Sunday, March 27, 2016

Lower Courts Applying Tougher RLUIPA Standards In Prisoner Cases

Last year's Supreme Court decision in Holt v. Hobbs on prisoner rights (see prior posting) is slowly beginning to impact otherwise routine prisoner claims in lower courts.  Muhammad v. Wheeler, (ED AR, March 22, 2016) involves a rather typical RLUIPA challenge by a Muslim inmate to the availability of a Halal diet in his Arkansas prison.  A vegetarian diet that complies with Halal requirements was available, but a Halal compliant diet containing meat was not. The federal magistrate judge who first heard the case recommended rejecting the claim on the ground that plaintiff had not shown a substantial burden on his religious exercise. (2016 U.S. Dist. LEXIS 36816, Jan. 19, 2016). However the district court rejected this portion of the recommendation.  In refusing to grant summary judgment to either side, the court said in part:
It is certainly conceivable that providing halal meat to Mr. Muhammad would increase security concerns and require considerable resources to the extent that deciding not to provide it at all furthers a compelling government interest. However, ... [defendants] fail to make properly that argument..... For example, in support of their cost argument, they claim that changing their policy would incur an increase of “over $9,600 for one serving of meat” and that “depending on which meal plan an inmate is on, meat is generally served three times per day”... They calculate this substantial figure by multiplying the difference in cost between halal meat and regular meat by 16,020, the total number of inmates housed by the ADC. This is precisely the type of generalized argument that is not allowed under the RLUIPA. The proper focused inquiry under the RLUIPA is whether denying halal meat to Mr. Muhammad, not all ADC inmates, furthers a compelling government interest.

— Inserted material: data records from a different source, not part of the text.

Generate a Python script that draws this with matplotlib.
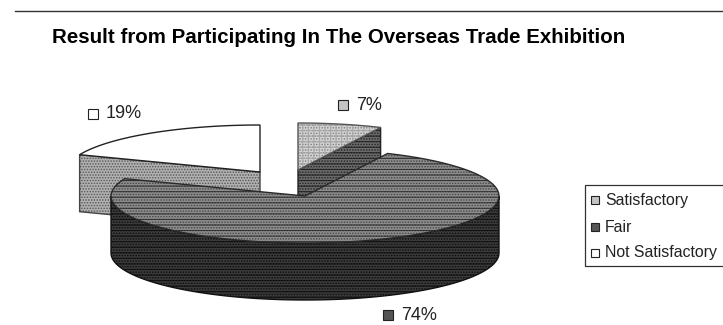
import numpy as np
import matplotlib
matplotlib.use("Agg")
import matplotlib.pyplot as plt
from matplotlib.patches import Polygon, Rectangle

plt.rcParams['font.family'] = ['Liberation Sans', 'DejaVu Sans']
plt.rcParams['hatch.linewidth'] = 0.7

title = "Result from Participating In The Overseas Trade Exhibition"
categories = ["Satisfactory", "Fair", "Not Satisfactory"]
values = [7, 74, 19]
labels = ["7%", "74%", "19%"]

fig = plt.figure(figsize=(7.23, 3.25), dpi=100)
ax = fig.add_axes([0, 0, 1, 1])
ax.set_xlim(0, 723)
ax.set_ylim(325, 0)
ax.axis('off')

RX, RY, DEPTH = 194, 47, 57
centers = [(298, 170), (305, 196), (260, 172)]

fractions = np.array(values) / sum(values)
ends = np.cumsum(fractions) * 2 * np.pi
starts = ends - fractions * 2 * np.pi


def rim(c, a0, a1, dy=0, n=80):
    a = np.linspace(a0, a1, n)
    return np.column_stack([c[0] + RX * np.sin(a), c[1] - RY * np.cos(a) + dy])


def face(pts, fc, z, fine=None, fine_color='#555555', bands=None, band_color='#2a2a2a', line='#222222'):
    ax.add_patch(Polygon(pts, closed=True, facecolor=fc, edgecolor='none', zorder=z))
    if fine:
        ax.add_patch(Polygon(pts, closed=True, facecolor='none', hatch=fine, edgecolor=fine_color,
                             linewidth=0, zorder=z))
    if bands:
        ax.add_patch(Polygon(pts, closed=True, facecolor='none', hatch=bands, edgecolor=band_color,
                             linewidth=0, zorder=z))
    ax.add_patch(Polygon(pts, closed=True, facecolor='none', edgecolor=line, linewidth=1.0, zorder=z))


# Not Satisfactory: cut face then top
c = centers[2]
tip = rim(c, starts[2], starts[2], n=1)[0]
face([tip, c, (c[0], c[1] + DEPTH), (tip[0], tip[1] + DEPTH)], '#b0b0b0', 1,
     fine='......', fine_color='#555555', line='#444444')
face(np.vstack([[c], rim(c, starts[2], ends[2])]), 'white', 2)

# Satisfactory: cut face then top
c = centers[0]
tip = rim(c, ends[0], ends[0], n=1)[0]
face([c, tip, (tip[0], tip[1] + DEPTH), (c[0], c[1] + DEPTH)], '#6a6a6a', 1,
     fine='......', fine_color='#222222', bands='---', band_color='#222222')
face(np.vstack([[c], rim(c, starts[0], ends[0])]), '#d4d4d4', 2,
     fine='......', fine_color='#777777', bands='+++', band_color='#a8a8a8', line='#555555')

# Fair: outer wall then top
c = centers[1]
front = rim(c, np.pi / 2, 3 * np.pi / 2)
back = rim(c, np.pi / 2, 3 * np.pi / 2, dy=DEPTH)[::-1]
face(np.vstack([front, back]), '#3a3a3a', 3,
     fine='......', fine_color='#0c0c0c', bands='---', band_color='#111111', line='#111111')
face(np.vstack([[c], rim(c, starts[1], ends[1])]), '#8c8c8c', 4,
     fine='......', fine_color='#444444', bands='---', band_color='#303030', line='#2a2a2a')

# Rule and title
ax.plot([15, 723], [10.5, 10.5], color='#333333', lw=1.0)
ax.text(52, 37.5, title, fontsize=14.8, fontweight='bold', color='black', va='center', ha='left')

# Value labels with swatches
swatch_fc = ['#c4c4c4', '#555555', 'white']
label_pos = [(338, 105), (383, 315), (88, 114)]
for lab, fc, (x, y) in zip(labels, swatch_fc, label_pos):
    ax.add_patch(Rectangle((x, y - 5), 10, 10, facecolor=fc, edgecolor='#222222', lw=0.8, zorder=5))
    ax.text(x + 18, y, lab, fontsize=13, color='#222222', va='center', ha='left')

# Legend
ax.plot([723, 584.5, 584.5, 723], [185, 185, 266, 266], color='#333333', lw=0.9)
legend_y = [200, 227, 253]
for cat, fc, y in zip(categories, swatch_fc, legend_y):
    ax.add_patch(Rectangle((591, y - 4), 8, 8, facecolor=fc, edgecolor='#222222', lw=0.8))
    ax.text(605, y, cat, fontsize=11.4, color='#222222', va='center', ha='left')

fig.savefig('out.png', dpi=100)
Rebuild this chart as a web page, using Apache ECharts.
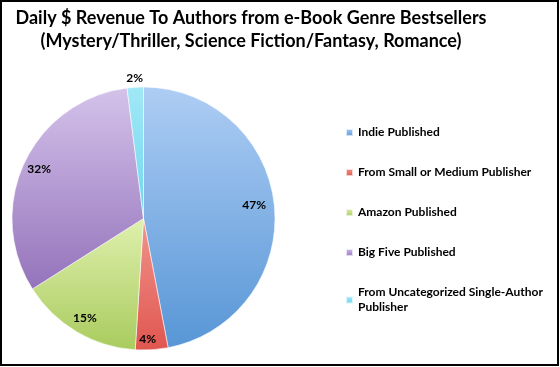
<!DOCTYPE html>
<html>
<head>
<meta charset="utf-8">
<script src="https://cdn.jsdelivr.net/npm/echarts@6/dist/echarts.min.js"></script>
<style>
html,body{margin:0;padding:0;background:#fff;}
#chart{width:560px;height:367px;}
</style>
</head>
<body>
<div id="chart"></div>
<script>
const titleLines = ['Daily $ Revenue To Authors from e-Book Genre Bestsellers', '(Mystery/Thriller, Science Fiction/Fantasy, Romance)'];
const categories = ['Indie Published', 'From Small or Medium Publisher', 'Amazon Published', 'Big Five Published', 'From Uncategorized Single-Author Publisher'];
const legendLabels = ['Indie Published', 'From Small or Medium Publisher', 'Amazon Published', 'Big Five Published', 'From Uncategorized Single-Author\nPublisher'];
const values = [47, 4, 15, 32, 2];
const colorsTop = ['#aecdf4', '#f0958d', '#dff0ad', '#d4c2ea', '#a2e8f6'];
const colorsBottom = ['#5796d6', '#e0564f', '#a9cb5e', '#9473bb', '#6fd6ee'];

const FONT = 'Lato, "Open Sans", sans-serif';
const chart = echarts.init(document.getElementById('chart'), null, {renderer: 'canvas'});

function grad(i) {
  return new echarts.graphic.LinearGradient(0, 0, 0, 1, [
    {offset: 0, color: colorsTop[i]},
    {offset: 1, color: colorsBottom[i]}
  ]);
}

const center = [143.5, 218.5];
const R = 131.5;

const mainData = categories.map((n, i) => ({name: n, value: values[i], itemStyle: {color: grad(i)}}));
const labelData = categories.map((n, i) => ({name: n, value: values[i], label: {show: i !== 4}}));
const outerData = categories.map((n, i) => ({name: n, value: values[i], label: {show: i === 4}}));

const labelStyle = {
  position: 'inside',
  formatter: '{c}%',
  color: '#000',
  fontFamily: FONT,
  fontWeight: 'bold',
  fontSize: 12
};

chart.setOption({
  animation: false,
  graphic: [
    {type: 'rect', shape: {x: 1, y: 1, width: 557, height: 364}, style: {fill: 'none', stroke: '#000', lineWidth: 2}, silent: true},
    {type: 'text', x: 251, y: 7, style: {text: titleLines.join('\n'), textAlign: 'center', fontFamily: FONT, fontWeight: 'bold', fontSize: 18, lineHeight: 23, fill: '#000'}}
  ],
  legend: {
    orient: 'vertical',
    left: 340,
    top: 120,
    itemWidth: 7,
    itemHeight: 7,
    itemGap: 25,
    icon: 'rect',
    data: categories,
    formatter: function (name) { return legendLabels[categories.indexOf(name)]; },
    textStyle: {fontFamily: FONT, fontWeight: 'bold', fontSize: 12, color: '#000', lineHeight: 15},
    selectedMode: false
  },
  series: [
    {
      type: 'pie',
      center: center,
      radius: [0, R],
      startAngle: 90,
      clockwise: true,
      label: {show: false},
      labelLine: {show: false},
      itemStyle: {borderColor: 'rgba(255,255,255,0.7)', borderWidth: 0.8},
      emphasis: {disabled: true},
      data: mainData
    },
    {
      type: 'pie',
      center: center,
      radius: [93, R],
      startAngle: 90,
      clockwise: true,
      silent: true,
      itemStyle: {color: 'rgba(0,0,0,0)'},
      label: labelStyle,
      labelLine: {show: false},
      labelLayout: function (p) {
        if (p.dataIndex === 0) return {dy: -3, dx: -4};
        if (p.dataIndex === 1) return {dy: 6, dx: -3};
        return {};
      },
      emphasis: {disabled: true},
      data: labelData
    },
    {
      type: 'pie',
      center: center,
      radius: [R, 143],
      startAngle: 90,
      clockwise: true,
      silent: true,
      itemStyle: {color: 'rgba(0,0,0,0)'},
      label: labelStyle,
      labelLine: {show: false},
      emphasis: {disabled: true},
      data: outerData
    }
  ]
});
</script>
</body>
</html>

Even if ... [defendants] successfully demonstrated that completely denying Mr. Muhammad access to halal meat furthers a compelling government interest, they fail to show how their no-halal-meat policy is the least restrictive means of serving that interest....  For example, nothing in the record indicates how often halal meat would need to be served to satisfy Mr. Muhammad’s religious needs. Does Mr. Muhammad require three servings of meat a day or one serving a year? They also fail to respond to Mr. Muhammad’s proposed compromise – a pescatarian meal plan that combines the three halal fish items already served in the common fare plan with the vegetarian plan.... It is unclear to the Court whether this plan fits within Mr. Muhammad’s own beliefs regarding a halal diet, but if he claims that offering a pescatarian meal plan would no longer place a substantial burden upon his religious exercise, ... [defendants] must show how refusing to provide such a plan furthers a compelling government interest and is the least restrictive means of doing so.